At www.geneticarchaeology.com/research/Chalking_up_a_marine_blooming_alga_G… … chalk deposits are formed from the white shells that envelop single celled photosynthetic alga known as Ehux, a coccolithopare with an exo skeleton made of calcium carbonate. Ehux, and related life forms, are the bedrock of most ocean food chains. Phytoplankton biomass exceeds that of all marine animals combined.
The Ehux genome was composed with sequences from other algal isolates mainly because they are thought to store co2 (in their shells) and therefore the research was funded by the well heeled CAGW lobby organisations (and your tax contributions) and the results have been published in Nature.

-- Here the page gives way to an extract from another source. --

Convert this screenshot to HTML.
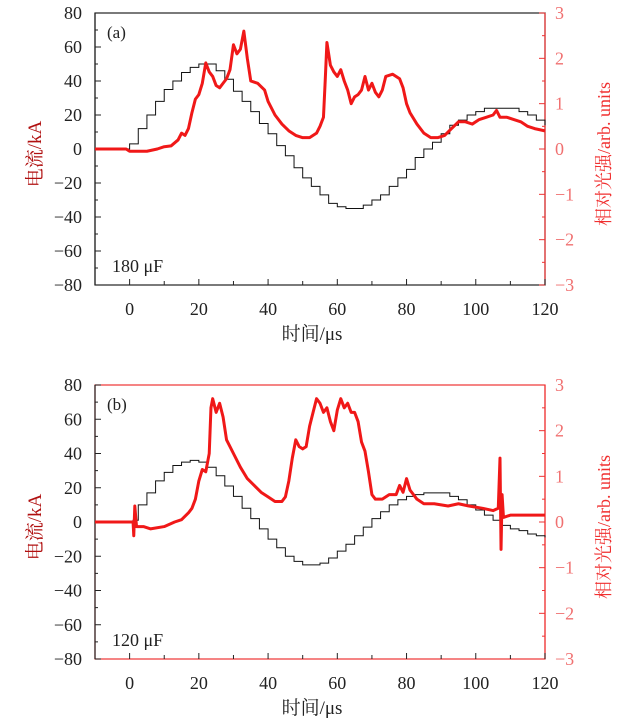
<!DOCTYPE html>
<html><head><meta charset="utf-8"><style>
html,body{margin:0;padding:0;background:#fff;}
svg{display:block;font-family:"Liberation Serif","Noto Serif CJK SC",serif;}
</style></head><body>
<svg id="chart" width="630" height="725" viewBox="0 0 630 725" xmlns="http://www.w3.org/2000/svg"></svg>
<script>
// ---- data ----
const tickXLabels = [0,20,40,60,80,100,120];
const tickLeftLabels = [80,60,40,20,0,-20,-40,-60,-80];
const tickRightLabels = [3,2,1,0,-1,-2,-3];

const curATime = [-10,-1,0,2.5,5,7.5,10,12.5,15,17.5,20,22.5,25,27.5,30,32.5,35,37.5,40,42.5,45,47.5,50,52.5,55,57.5,60,62.5,65,67.5,70,72.5,75,77.5,80,82.5,85,87.5,90,92.5,95,97.5,100,102.5,105,107.5,110,112.5,115,117.5,120];
const curAVal = [0,0,3,12,20,28,35,40,45,48,50,50,46,41,34,28,22,15,9,2,-4,-11,-17,-22,-27,-32,-34,-35,-35,-33,-30,-27,-22,-17,-12,-5,0,4,9,14,17,20,22,24,24,24,24,22,20,17,14];

const lightATime = [-10,-1,0,5,8,10,12,14,15,16,17,18,19,20,21,22,23,24,25,26,27,28,29,30,31,32,33,34,35,37,39,40,42,44,46,48,50,52,54,55,56,56.5,57,58,59,60,61,62,63,64,65,66,67,68,69,70,71,72,73,74,76,78,79,80,81,83,85,87,89,91,93,95,97,99,101,103,105,106,107,109,111,113,115,117,120];
const lightAVal = [0,0,-0.05,-0.05,0,0.05,0.07,0.2,0.35,0.3,0.45,0.8,1.1,1.2,1.45,1.9,1.7,1.6,1.4,1.35,1.45,1.55,1.75,2.3,2.1,2.2,2.6,2.0,1.5,1.45,1.3,1.05,0.75,0.55,0.4,0.3,0.25,0.25,0.35,0.5,0.7,1.5,2.35,1.85,1.7,1.6,1.75,1.5,1.3,1.0,1.15,1.2,1.3,1.6,1.3,1.45,1.25,1.15,1.3,1.6,1.65,1.55,1.35,1.0,0.8,0.55,0.35,0.25,0.25,0.3,0.45,0.6,0.6,0.55,0.65,0.7,0.75,0.85,0.7,0.7,0.65,0.6,0.5,0.45,0.4];

const curBTime = [-10,0,1,2.5,5,7.5,10,12.5,15,17.5,20,22.5,25,27.5,30,32.5,35,37.5,40,42.5,45,47.5,50,52.5,55,57.5,60,62.5,65,67.5,70,72.5,75,77.5,80,82.5,85,87.5,90,92.5,95,97.5,100,102.5,105,107.5,110,112.5,115,117.5,120];
const curBVal = [0,0,1,10,17,24,29,33,35,36,35,32,27,21,15,8,2,-4,-10,-15,-20,-23,-25,-25,-24,-21,-17,-13,-8,-3,2,6,10,13,15,16,17,17,17,15,13,10,7,4,1,-2,-4,-5,-7,-8,-9];

const lightBTime = [-10,1,1.2,1.5,2,4,6,10,13,15,17,18,19,20,21,22,23,23.5,24,25,26,27,28,30,32,34,36,38,40,42,44,45,46,47,48,49,50,51,52,53,54,55,56,57,58,59,60,61,62,63,64,65,66,67,68,69,70,71,73,75,77,78,79,80,81,82,83,85,88,92,95,98,102,105,106.5,107,107.3,107.6,108,110,115,120];
const lightBVal = [0,0,-0.3,0.35,-0.1,-0.1,-0.15,-0.1,0,0.05,0.2,0.3,0.5,0.9,1.15,1.1,1.5,2.5,2.7,2.4,2.6,2.3,1.8,1.5,1.2,0.95,0.8,0.65,0.55,0.45,0.45,0.55,0.9,1.4,1.8,1.65,1.6,1.65,2.1,2.4,2.7,2.6,2.4,2.5,2.2,2.0,2.45,2.7,2.5,2.6,2.4,2.4,2.2,1.75,1.55,1.1,0.6,0.5,0.5,0.6,0.6,0.8,0.65,0.95,0.7,0.6,0.5,0.4,0.4,0.35,0.4,0.35,0.3,0.25,0.3,1.4,-0.6,0.6,0.1,0.15,0.15,0.15];

const svg = document.getElementById('chart');
const NS = 'http://www.w3.org/2000/svg';
function mk(tag, attrs, parent){const e=document.createElementNS(NS,tag);for(const k in attrs)e.setAttribute(k,attrs[k]);(parent||svg).appendChild(e);return e;}

function panel(opt){
  const L=95,R=545,T=opt.top,B=opt.bottom;
  const xs=v=>L+(v+10)/130*(R-L);
  const yl=v=>T+(80-v)/160*(B-T);
  const yr=v=>T+(3-v)/6*(B-T);
  const g=mk('g',{});
  
  
  // frame
  const frame=mk('rect',{x:L,y:T,width:R-L,height:B-T,fill:'none',stroke:opt.frameColor,'stroke-width':1.2},g);
  
  
  const ls=mk('line',{x1:L,y1:T,x2:L,y2:B,stroke:'#222','stroke-width':1.2},g);
  
  
  const rs=mk('line',{x1:R,y1:T,x2:R,y2:B,stroke:'#e33','stroke-width':1.2},g);
  
  
  // left ticks
  for(let v=-80;v<=80;v+=10){const y=yl(v);const len=v%20===0?6:3;mk('line',{x1:L,y1:y,x2:L+len,y2:y,stroke:'#222'},g);}
  tickLeftLabels.forEach(v=>{const t=mk('text',{x:82,y:yl(v)+6,'text-anchor':'end','font-size':18,fill:'#222'},g);t.textContent=(v<0?'\u2212':'')+Math.abs(v);
    
    });
  // right ticks
  for(let v=-3;v<=3;v+=0.5){const y=yr(v);const len=Number.isInteger(v)?6:3;mk('line',{x1:R,y1:y,x2:R-len,y2:y,stroke:'#e33'},g);}
  tickRightLabels.forEach(v=>{const t=mk('text',{x:555,y:yr(v)+6,'text-anchor':'start','font-size':18,fill:'#f07070'},g);t.textContent=(v<0?'\u2212':'')+Math.abs(v);
    
    });
  // x ticks
  for(let v=-10;v<=120;v+=10){const x=xs(v);mk('line',{x1:x,y1:B,x2:x,y2:B-(v%20===0?6:4),stroke:'#222'},g);}
  tickXLabels.forEach(v=>{const t=mk('text',{x:xs(v),y:B+30,'text-anchor':'middle','font-size':18,fill:'#222'},g);t.textContent=v;
    
    });
  // current step line
  let d='';opt.ct.forEach((t,i)=>{const x=xs(t),y=yl(opt.cv[i]);if(i===0)d+='M'+x+','+y;else d+='H'+x+'V'+y;});
  const cp=mk('path',{d:d,fill:'none',stroke:'#111','stroke-width':1},g);
  
  
  // light line
  let d2='';opt.lt.forEach((t,i)=>{d2+=(i?'L':'M')+xs(t)+','+yr(opt.lv[i]);});
  const lp=mk('path',{d:d2,fill:'none',stroke:'#f01818','stroke-width':3,'stroke-linejoin':'round'},g);
  
  
  // labels
  const pl=mk('text',{x:107,y:T+25,'font-size':17,fill:'#222'},g);pl.textContent=opt.label;
  
  
  const cap=mk('text',{x:112,y:B-13,'font-size':18,fill:'#222'},g);cap.textContent=opt.cap;
  
  
  const xt=mk('text',{x:312,y:B+55,'text-anchor':'middle','font-size':19,fill:'#222'},g);xt.textContent='时间/μs';
  
  
  const cy=(T+B)/2;
  const lt=mk('text',{x:0,y:0,'text-anchor':'middle','font-size':19,fill:'#b01010',transform:'translate(41,'+(cy+5)+') rotate(-90)'},g);lt.textContent='电流/kA';
  
  
  const rt=mk('text',{x:0,y:0,'text-anchor':'middle','font-size':18,fill:'#f03030',transform:'translate(610,'+(cy+5)+') rotate(-90)'},g);rt.textContent='相对光强/arb. units';
  
  
}
panel({name:'panel-a',top:13,bottom:285,frameColor:'#222',ct:curATime,cv:curAVal,lt:lightATime,lv:lightAVal,label:'(a)',cap:'180 μF'});
panel({name:'panel-b',top:385,bottom:659,frameColor:'#e33',ct:curBTime,cv:curBVal,lt:lightBTime,lv:lightBVal,label:'(b)',cap:'120 μF'});
</script>
</body></html>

It turns out Ehux forms algal blooms that can actually be seen from space – but individually require a microscope to see. Ehux is abundant in what are called oligotrophic oceans (those that have little to sustain life) and it is claimed they exert a large effect on the global carbon cycle – which is best digested with a little cocking of the eye brow (maintaining the theme related to cock and its variables). The same gene set allows Ehux to thrive in low levels of phosphorus and to assimilate and break down nitrogen rich compounds (and here we may have something interesting). It may also be involved in the global sulphur cycle. The big question here is why was it so abundant in Cretaceous seas, so abundant as to form the chalk hills of southern Britain and NE France, and chalk formations in North America. Is chalk accumulation a history of algal blooms – a response to the dumping into the oceans of large amounts of nitrogen rich material (possibly with a cosmic origin)? How long did it really take for the chalk to be laid down – if we ignore the uniformitarian geochronology. However, it is worth pointing out that chalk was not laid down in a single deposit – it is divided into distinct layers (variously the Old, Middle and Upper Chalk deposits, as well as Totternhoe stone (a hard seam of chalk that surfaces on the chalk spur at Totternhoe near Dunstable and was used in church interiors and various medieval buildings, especially in that part of Bedfordshire and neighbouring Hertfordshire). We also have chalk clunch from Cambridgeshire, another hard form that was used as a substitute for stone in a region lacking the latter. Chalk has been used in the manufacture of cement, as lime for agricultural sweetening, as whitewash and numerous other manufactures (and is still being quarried in different parts of the country). Within the chalk are large nodules of flint, or seams of laminated flint (a flat slate like deposit) and flint formation is equally mysterious as the chalk.
At www.geneticarchaeology.com/research/DNA_sequencing_uncovers_secrets_of_w… …which is the same story but the angle is via the University of Exeter which participated in the research. It is said to have a direct link to global climate for over 200 million years (on the basis its shells store co2). This statement of course depends on whether co2 really does play a major role in the climate of the Earth. It seems Ehux have the potential to be used as a food supplement, in biofuels, feedstocks for cattle, and polymer precursors. So, we might end up eating co2 – consuming global warming rather like the fabled munching black holes at the heart of galaxies, busy devouring all that dust and debris swirling around.